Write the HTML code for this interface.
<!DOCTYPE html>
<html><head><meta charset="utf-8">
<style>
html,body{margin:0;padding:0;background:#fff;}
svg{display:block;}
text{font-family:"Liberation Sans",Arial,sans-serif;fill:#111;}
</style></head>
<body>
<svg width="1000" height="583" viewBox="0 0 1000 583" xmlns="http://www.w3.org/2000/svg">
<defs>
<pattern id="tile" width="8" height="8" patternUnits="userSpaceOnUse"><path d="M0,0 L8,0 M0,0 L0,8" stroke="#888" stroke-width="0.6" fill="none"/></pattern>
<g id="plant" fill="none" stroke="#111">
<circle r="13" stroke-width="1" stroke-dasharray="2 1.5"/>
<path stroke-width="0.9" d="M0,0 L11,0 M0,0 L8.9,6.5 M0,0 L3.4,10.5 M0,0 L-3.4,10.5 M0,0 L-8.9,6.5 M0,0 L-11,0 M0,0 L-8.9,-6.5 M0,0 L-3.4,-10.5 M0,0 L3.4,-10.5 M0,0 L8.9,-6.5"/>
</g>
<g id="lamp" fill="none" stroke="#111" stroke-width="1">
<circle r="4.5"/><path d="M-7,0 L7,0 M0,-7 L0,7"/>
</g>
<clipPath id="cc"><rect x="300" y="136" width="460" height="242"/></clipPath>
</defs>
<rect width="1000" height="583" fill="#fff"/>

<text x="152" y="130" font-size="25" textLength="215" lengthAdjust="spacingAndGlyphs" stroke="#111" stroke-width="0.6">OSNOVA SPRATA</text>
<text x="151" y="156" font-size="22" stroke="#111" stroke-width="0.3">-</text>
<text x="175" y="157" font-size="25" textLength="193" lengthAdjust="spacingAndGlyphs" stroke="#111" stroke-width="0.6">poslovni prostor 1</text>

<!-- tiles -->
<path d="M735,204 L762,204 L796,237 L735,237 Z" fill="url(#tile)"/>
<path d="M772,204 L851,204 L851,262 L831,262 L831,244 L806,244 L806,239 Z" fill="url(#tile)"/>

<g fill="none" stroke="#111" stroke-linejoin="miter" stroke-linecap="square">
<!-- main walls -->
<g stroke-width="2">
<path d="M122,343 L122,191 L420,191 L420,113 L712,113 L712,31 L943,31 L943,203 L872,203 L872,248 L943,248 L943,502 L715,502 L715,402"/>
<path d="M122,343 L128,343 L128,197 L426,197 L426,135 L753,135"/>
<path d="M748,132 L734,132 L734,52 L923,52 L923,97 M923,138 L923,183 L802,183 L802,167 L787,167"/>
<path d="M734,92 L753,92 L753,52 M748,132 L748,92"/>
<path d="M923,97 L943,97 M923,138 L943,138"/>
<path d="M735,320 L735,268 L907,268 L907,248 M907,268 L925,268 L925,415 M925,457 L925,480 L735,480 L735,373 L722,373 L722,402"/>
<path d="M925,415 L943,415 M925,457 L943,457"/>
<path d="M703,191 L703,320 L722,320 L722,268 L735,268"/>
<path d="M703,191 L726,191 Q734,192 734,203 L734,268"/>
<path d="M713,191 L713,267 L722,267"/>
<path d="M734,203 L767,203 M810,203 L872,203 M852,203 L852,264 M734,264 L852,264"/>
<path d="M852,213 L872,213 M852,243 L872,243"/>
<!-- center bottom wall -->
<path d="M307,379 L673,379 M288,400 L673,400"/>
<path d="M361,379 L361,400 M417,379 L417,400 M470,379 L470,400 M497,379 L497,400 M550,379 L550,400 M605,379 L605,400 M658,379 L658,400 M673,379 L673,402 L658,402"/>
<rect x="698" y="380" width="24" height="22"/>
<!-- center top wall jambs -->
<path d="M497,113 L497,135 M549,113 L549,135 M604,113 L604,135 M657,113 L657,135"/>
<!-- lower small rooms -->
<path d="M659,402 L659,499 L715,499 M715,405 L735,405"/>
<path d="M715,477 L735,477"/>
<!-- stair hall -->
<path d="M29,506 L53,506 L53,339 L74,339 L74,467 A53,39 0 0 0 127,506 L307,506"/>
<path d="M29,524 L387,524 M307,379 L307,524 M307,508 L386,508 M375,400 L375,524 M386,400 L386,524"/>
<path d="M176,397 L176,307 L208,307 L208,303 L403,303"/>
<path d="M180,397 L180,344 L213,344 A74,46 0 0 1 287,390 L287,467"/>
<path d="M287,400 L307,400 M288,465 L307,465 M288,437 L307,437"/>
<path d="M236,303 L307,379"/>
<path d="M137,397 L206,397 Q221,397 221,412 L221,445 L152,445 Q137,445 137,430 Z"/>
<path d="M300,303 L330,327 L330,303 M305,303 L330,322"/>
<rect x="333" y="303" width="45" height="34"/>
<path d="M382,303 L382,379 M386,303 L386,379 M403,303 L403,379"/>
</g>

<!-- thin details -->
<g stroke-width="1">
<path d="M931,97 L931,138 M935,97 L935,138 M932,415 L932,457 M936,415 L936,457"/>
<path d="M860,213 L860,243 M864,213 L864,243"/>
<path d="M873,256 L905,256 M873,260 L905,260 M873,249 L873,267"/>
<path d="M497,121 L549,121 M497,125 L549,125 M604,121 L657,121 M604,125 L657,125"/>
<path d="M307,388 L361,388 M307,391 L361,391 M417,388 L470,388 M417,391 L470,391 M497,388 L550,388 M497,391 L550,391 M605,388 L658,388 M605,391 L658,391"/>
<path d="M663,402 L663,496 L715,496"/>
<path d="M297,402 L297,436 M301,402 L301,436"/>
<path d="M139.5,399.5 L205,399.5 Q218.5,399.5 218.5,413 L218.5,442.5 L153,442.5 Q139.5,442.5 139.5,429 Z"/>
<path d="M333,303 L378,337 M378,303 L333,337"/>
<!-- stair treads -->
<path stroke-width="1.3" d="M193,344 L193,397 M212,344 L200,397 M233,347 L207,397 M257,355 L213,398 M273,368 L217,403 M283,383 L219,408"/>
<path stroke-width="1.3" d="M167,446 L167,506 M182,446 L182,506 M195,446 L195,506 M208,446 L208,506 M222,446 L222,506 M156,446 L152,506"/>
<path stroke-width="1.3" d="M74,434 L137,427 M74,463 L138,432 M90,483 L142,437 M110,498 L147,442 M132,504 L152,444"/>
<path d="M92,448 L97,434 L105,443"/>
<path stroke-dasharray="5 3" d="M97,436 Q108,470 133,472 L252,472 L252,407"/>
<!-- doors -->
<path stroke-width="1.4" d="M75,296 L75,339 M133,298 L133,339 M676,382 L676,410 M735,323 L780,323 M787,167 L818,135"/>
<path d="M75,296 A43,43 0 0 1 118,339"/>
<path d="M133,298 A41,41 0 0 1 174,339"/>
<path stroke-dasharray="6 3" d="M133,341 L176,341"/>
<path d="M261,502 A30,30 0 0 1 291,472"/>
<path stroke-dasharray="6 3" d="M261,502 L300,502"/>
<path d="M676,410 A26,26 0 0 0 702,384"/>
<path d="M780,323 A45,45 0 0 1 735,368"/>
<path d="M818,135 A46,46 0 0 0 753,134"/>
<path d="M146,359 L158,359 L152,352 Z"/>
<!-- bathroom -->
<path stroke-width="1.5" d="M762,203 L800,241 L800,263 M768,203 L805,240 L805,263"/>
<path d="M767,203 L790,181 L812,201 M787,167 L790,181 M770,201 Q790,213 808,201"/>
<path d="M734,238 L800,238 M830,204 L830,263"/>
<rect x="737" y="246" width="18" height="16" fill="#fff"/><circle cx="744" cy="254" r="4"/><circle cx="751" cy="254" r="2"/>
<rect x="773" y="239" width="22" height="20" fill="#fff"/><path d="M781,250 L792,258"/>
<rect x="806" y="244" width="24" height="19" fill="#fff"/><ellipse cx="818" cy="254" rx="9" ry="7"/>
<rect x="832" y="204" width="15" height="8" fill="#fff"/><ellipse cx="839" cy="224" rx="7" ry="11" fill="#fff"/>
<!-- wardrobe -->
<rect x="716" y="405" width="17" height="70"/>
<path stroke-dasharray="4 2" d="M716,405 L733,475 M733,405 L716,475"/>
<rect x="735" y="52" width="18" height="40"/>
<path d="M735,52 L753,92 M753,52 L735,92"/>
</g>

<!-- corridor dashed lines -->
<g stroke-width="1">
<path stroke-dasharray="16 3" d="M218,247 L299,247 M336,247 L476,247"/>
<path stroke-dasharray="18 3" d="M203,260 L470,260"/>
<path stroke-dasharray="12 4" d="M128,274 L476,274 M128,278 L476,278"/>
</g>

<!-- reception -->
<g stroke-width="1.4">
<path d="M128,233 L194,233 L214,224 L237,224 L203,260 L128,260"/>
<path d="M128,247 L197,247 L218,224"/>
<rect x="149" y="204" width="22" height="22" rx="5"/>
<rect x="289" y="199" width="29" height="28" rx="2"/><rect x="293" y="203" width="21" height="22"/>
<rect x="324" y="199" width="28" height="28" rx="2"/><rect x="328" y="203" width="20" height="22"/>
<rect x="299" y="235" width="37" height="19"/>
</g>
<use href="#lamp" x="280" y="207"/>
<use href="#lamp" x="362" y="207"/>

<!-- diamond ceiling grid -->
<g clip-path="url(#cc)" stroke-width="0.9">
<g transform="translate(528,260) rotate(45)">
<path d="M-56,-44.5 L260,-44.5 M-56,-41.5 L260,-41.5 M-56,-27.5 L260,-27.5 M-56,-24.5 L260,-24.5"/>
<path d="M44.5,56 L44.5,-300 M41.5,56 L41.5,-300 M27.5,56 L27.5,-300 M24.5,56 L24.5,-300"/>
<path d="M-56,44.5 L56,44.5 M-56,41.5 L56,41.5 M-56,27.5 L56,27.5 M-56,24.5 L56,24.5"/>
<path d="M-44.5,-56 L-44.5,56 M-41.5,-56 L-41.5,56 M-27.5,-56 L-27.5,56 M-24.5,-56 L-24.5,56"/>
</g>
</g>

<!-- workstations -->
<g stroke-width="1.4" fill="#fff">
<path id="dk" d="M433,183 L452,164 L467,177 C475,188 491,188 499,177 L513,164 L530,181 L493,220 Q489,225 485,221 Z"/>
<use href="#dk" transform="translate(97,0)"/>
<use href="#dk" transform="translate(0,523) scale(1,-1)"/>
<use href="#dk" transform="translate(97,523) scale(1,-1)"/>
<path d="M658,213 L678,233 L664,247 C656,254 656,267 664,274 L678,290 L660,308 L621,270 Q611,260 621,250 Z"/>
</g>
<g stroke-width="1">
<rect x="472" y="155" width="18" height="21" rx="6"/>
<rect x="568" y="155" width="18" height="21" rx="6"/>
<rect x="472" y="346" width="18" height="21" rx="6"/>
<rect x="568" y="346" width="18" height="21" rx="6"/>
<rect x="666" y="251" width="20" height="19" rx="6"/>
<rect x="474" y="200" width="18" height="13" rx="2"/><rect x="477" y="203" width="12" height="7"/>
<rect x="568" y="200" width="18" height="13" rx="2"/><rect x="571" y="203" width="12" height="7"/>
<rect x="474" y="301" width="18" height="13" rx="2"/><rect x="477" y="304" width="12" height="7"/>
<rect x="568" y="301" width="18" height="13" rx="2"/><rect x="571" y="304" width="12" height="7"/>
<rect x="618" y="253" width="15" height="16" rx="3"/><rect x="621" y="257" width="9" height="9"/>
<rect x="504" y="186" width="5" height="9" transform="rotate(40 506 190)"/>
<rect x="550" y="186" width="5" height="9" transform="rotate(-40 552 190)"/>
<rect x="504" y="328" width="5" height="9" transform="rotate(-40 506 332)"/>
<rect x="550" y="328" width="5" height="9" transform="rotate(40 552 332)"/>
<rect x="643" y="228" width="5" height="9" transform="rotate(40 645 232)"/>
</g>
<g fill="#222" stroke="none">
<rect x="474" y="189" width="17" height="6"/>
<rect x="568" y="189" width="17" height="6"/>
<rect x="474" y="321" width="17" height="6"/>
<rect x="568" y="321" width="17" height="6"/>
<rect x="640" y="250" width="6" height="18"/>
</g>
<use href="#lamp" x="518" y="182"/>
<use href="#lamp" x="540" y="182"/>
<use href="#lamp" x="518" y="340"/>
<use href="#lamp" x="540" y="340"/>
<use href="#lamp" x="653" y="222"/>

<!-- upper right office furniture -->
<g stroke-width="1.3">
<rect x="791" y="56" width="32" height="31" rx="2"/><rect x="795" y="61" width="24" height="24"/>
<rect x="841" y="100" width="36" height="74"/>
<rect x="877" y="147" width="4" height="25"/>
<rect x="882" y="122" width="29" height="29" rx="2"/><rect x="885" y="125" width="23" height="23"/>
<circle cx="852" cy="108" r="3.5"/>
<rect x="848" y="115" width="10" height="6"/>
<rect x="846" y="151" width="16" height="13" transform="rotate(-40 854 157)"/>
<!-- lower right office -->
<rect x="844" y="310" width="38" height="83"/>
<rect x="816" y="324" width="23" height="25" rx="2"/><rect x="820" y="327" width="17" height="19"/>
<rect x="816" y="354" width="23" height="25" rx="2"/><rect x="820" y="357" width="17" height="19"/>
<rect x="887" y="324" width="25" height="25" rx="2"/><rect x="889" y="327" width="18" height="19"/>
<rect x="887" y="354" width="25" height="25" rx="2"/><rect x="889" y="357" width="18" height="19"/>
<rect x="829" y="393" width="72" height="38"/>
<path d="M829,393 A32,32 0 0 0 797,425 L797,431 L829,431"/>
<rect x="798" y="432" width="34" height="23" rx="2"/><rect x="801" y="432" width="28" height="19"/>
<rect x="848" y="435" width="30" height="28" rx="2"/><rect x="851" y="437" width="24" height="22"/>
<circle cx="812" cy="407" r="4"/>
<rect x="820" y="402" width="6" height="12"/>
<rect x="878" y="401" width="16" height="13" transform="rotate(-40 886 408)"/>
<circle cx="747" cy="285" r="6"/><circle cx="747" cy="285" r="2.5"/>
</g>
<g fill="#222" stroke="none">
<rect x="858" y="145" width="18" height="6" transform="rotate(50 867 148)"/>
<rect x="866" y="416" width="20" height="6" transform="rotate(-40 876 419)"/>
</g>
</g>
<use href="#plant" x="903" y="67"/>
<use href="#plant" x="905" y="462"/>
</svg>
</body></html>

=======

### [Your objective]
Repeat, word for word, the lines from the opening of the material through the line containing "L851,204 L851,262 L831,262".

### [The solution]
Write the HTML code for this interface.
<!DOCTYPE html>
<html><head><meta charset="utf-8">
<style>
html,body{margin:0;padding:0;background:#fff;}
svg{display:block;}
text{font-family:"Liberation Sans",Arial,sans-serif;fill:#111;}
</style></head>
<body>
<svg width="1000" height="583" viewBox="0 0 1000 583" xmlns="http://www.w3.org/2000/svg">
<defs>
<pattern id="tile" width="8" height="8" patternUnits="userSpaceOnUse"><path d="M0,0 L8,0 M0,0 L0,8" stroke="#888" stroke-width="0.6" fill="none"/></pattern>
<g id="plant" fill="none" stroke="#111">
<circle r="13" stroke-width="1" stroke-dasharray="2 1.5"/>
<path stroke-width="0.9" d="M0,0 L11,0 M0,0 L8.9,6.5 M0,0 L3.4,10.5 M0,0 L-3.4,10.5 M0,0 L-8.9,6.5 M0,0 L-11,0 M0,0 L-8.9,-6.5 M0,0 L-3.4,-10.5 M0,0 L3.4,-10.5 M0,0 L8.9,-6.5"/>
</g>
<g id="lamp" fill="none" stroke="#111" stroke-width="1">
<circle r="4.5"/><path d="M-7,0 L7,0 M0,-7 L0,7"/>
</g>
<clipPath id="cc"><rect x="300" y="136" width="460" height="242"/></clipPath>
</defs>
<rect width="1000" height="583" fill="#fff"/>

<text x="152" y="130" font-size="25" textLength="215" lengthAdjust="spacingAndGlyphs" stroke="#111" stroke-width="0.6">OSNOVA SPRATA</text>
<text x="151" y="156" font-size="22" stroke="#111" stroke-width="0.3">-</text>
<text x="175" y="157" font-size="25" textLength="193" lengthAdjust="spacingAndGlyphs" stroke="#111" stroke-width="0.6">poslovni prostor 1</text>

<!-- tiles -->
<path d="M735,204 L762,204 L796,237 L735,237 Z" fill="url(#tile)"/>
<path d="M772,204 L851,204 L851,262 L831,262 L831,244 L806,244 L806,239 Z" fill="url(#tile)"/>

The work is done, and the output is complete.